We are not currently involved in any administrative, judicial or legal proceedings arising under federal, state, provincial, or local environmental protection laws and regulations, or under federal or state common law, which would have a material adverse effect on our respective financial positions or results of operations. Moreover, we maintain insurance against the costs of clean-up operations, but we are not fully insured against all such risks. A serious incident of pollution may result in the suspension or cessation of operations in the affected area.
The following is a discussion of the current relevant environmental laws and regulations that relate to our operations.
Comprehensive Environmental Response, Compensation and Liability Act. The Comprehensive Environmental Response, Compensation and Liability Act, also known as Superfund, and which we refer to as CERCLA, and comparable state statutes impose strict, joint, and several liability, without regard to fault or legality of conduct, on certain classes of persons who are considered to have contributed to the release of a “hazardous substance” into the environment. These persons include the owner or operator of a disposal site or sites where a release occurred and companies that generated, disposed or arranged for the disposal of the hazardous substances released at the site. Under CERCLA, such persons or companies may be retroactively liable for the costs of cleaning up the hazardous substances that have been released into the environment, for damages to natural resources, and for the costs of certain health studies. CERCLA authorizes the EPA, and in some cases third parties, to take actions in response to threats to the public health or the environment and to seek to recover from the responsible classes of persons the costs they incur. In addition, it is not uncommon for neighboring land owners and other third parties to file claims for personal injury, property damage, and recovery of response costs allegedly caused by the hazardous substances released into the environment.

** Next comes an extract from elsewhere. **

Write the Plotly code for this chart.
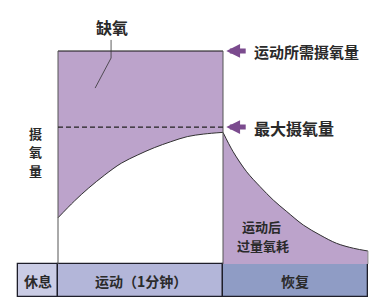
import plotly.graph_objects as go

# ---- data ----
phase_names = ["休息", "运动（1分钟）", "恢复"]
phase_start = [-14.5, 0, 60]
phase_end = [0, 60, 112.7]
phase_colors = ["#cacce5", "#b3b6d9", "#8f9cc5"]

demand_level = 100      # 运动所需摄氧量
vo2max_level = 64.3     # 最大摄氧量
bar_depth = 15.5

ex_t = [0, 6, 11, 17, 23, 29, 35, 41, 47, 53, 60]
ex_v = [21.7, 29.6, 35.5, 41.8, 47.3, 51.2, 54.6, 57.4, 59.8, 61.0, 61.8]

rec_t = [60, 63.7, 68.6, 73.5, 78.3, 83.2, 89.2, 95.3, 101.3, 107.4, 112.7]
rec_v = [61.8, 52.7, 43.3, 36.3, 30.0, 24.6, 18.3, 13.6, 9.7, 7.4, 6.1]

purple = "#bca3cb"
line_col = "#333333"
txt_col = "#2a2a2a"
FONT = "Noto Sans CJK SC"

fig = go.Figure()

# bottom phase bar
for name, s, e, c in zip(phase_names, phase_start, phase_end, phase_colors):
    fig.add_trace(go.Bar(x=[(s + e) / 2], y=[bar_depth], base=[-bar_depth],
                         width=[e - s], marker=dict(color=c, line=dict(color="#1e1e2a", width=1.3)),
                         hoverinfo="skip", showlegend=False))

# oxygen deficit region
fig.add_trace(go.Scatter(x=[ex_t[0], ex_t[-1]] + ex_t[::-1],
                         y=[demand_level, demand_level] + ex_v[::-1],
                         fill="toself", fillcolor=purple, mode="none",
                         hoverinfo="skip", showlegend=False))
# EPOC region
fig.add_trace(go.Scatter(x=rec_t + [rec_t[-1], rec_t[0]],
                         y=rec_v + [0, 0],
                         fill="toself", fillcolor=purple, mode="none",
                         hoverinfo="skip", showlegend=False))

# curves
fig.add_trace(go.Scatter(x=ex_t, y=ex_v, mode="lines", line=dict(color=line_col, width=1),
                         line_shape="spline", hoverinfo="skip", showlegend=False))
fig.add_trace(go.Scatter(x=rec_t, y=rec_v, mode="lines", line=dict(color=line_col, width=1),
                         line_shape="spline", hoverinfo="skip", showlegend=False))

# frame lines
fig.add_trace(go.Scatter(x=[ex_t[0], ex_t[-1]], y=[demand_level, demand_level], mode="lines",
                         line=dict(color="#111111", width=1.2), hoverinfo="skip", showlegend=False))
for xx in [ex_t[0], ex_t[-1]]:
    fig.add_trace(go.Scatter(x=[xx, xx], y=[0, demand_level], mode="lines",
                             line=dict(color="#555555", width=1), hoverinfo="skip", showlegend=False))
fig.add_trace(go.Scatter(x=[rec_t[-1], rec_t[-1]], y=[0, rec_v[-1]], mode="lines",
                         line=dict(color="#888888", width=1), hoverinfo="skip", showlegend=False))
# VO2max dashed
fig.add_trace(go.Scatter(x=[ex_t[0], ex_t[-1]], y=[vo2max_level, vo2max_level], mode="lines",
                         line=dict(color="#222222", width=1.2, dash="5px,3px"),
                         hoverinfo="skip", showlegend=False))
# leader line for 缺氧
fig.add_trace(go.Scatter(x=[19.3, 19.3, 13.5], y=[105.2, 96.7, 82.6], mode="lines",
                         line=dict(color="#333333", width=0.8), hoverinfo="skip", showlegend=False))

ann = []
def txt(x, y, s, size=15, xanchor="center"):
    ann.append(dict(x=x, y=y, text=s, showarrow=False, xanchor=xanchor, yanchor="middle",
                    font=dict(family=FONT, size=size, color=txt_col, weight="bold")))

txt(19.6, 111.3, "缺氧", 16)
txt(70.4, 99.7, "运动所需摄氧量", 15, "left")
txt(70.4, 64.0, "最大摄氧量", 16, "left")
for ch, yy in zip("摄氧量", [61.5, 52.6, 43.7]):
    txt(-8.2, yy, ch, 13)
txt(74.1, 17.4, "运动后", 13)
txt(74.4, 8.5, "过量氧耗", 13)
for name, s, e in zip(phase_names, phase_start, phase_end):
    txt((s + e) / 2, -bar_depth / 2, name, 14)

# arrows
for lvl in [demand_level, vo2max_level]:
    ann.append(dict(x=61.2, y=lvl, ax=68.8, ay=lvl, axref="x", ayref="y", xref="x", yref="y",
                    text="", showarrow=True, arrowhead=2, arrowsize=0.55, arrowwidth=5,
                    arrowcolor="#7b4b8e", standoff=0, startstandoff=0))

fig.update_layout(
    width=382, height=307, margin=dict(l=0, r=0, t=0, b=0),
    paper_bgcolor="white", plot_bgcolor="white",
    xaxis=dict(range=[-21.09, 117.82], visible=False, fixedrange=True),
    yaxis=dict(range=[-20.19, 123.94], visible=False, fixedrange=True),
    annotations=ann, bargap=0, barmode="overlay",
)

fig.write_html("out.html")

In the course of our ordinary operations, certain wastes may be generated that may fall within CERCLA’s definition of a “hazardous substance.” We may be liable under CERCLA or comparable state statutes for all or part of the costs required to clean up sites at which these wastes have been disposed. Although CERCLA currently contains a “petroleum exclusion” from the definition of “hazardous substance,” state laws affecting our operations impose cleanup liability relating to petroleum and petroleum related products, including oil cleanups.
We currently own or lease, and have in the past owned or leased, numerous properties that for many years have been used for the exploration and production of oil and gas. Although we have utilized standard industry operating and disposal practices at the time, hydrocarbons or other wastes may have been disposed of or released on or under the properties we owned or leased or on or under other locations where such wastes have been taken for disposal. In addition, many of these properties have been operated by third parties whose treatment and disposal or release of hydrocarbons or other wastes was not under our control. These properties and the wastes disposed thereon may be subject to CERCLA, RCRA (as defined below), and analogous state laws. Under these laws, we could be required to remove or remediate previously disposed wastes, including wastes disposed or released by prior owners or operators; to clean up contaminated property, including contaminated groundwater; or to perform remedial operations to prevent future contamination.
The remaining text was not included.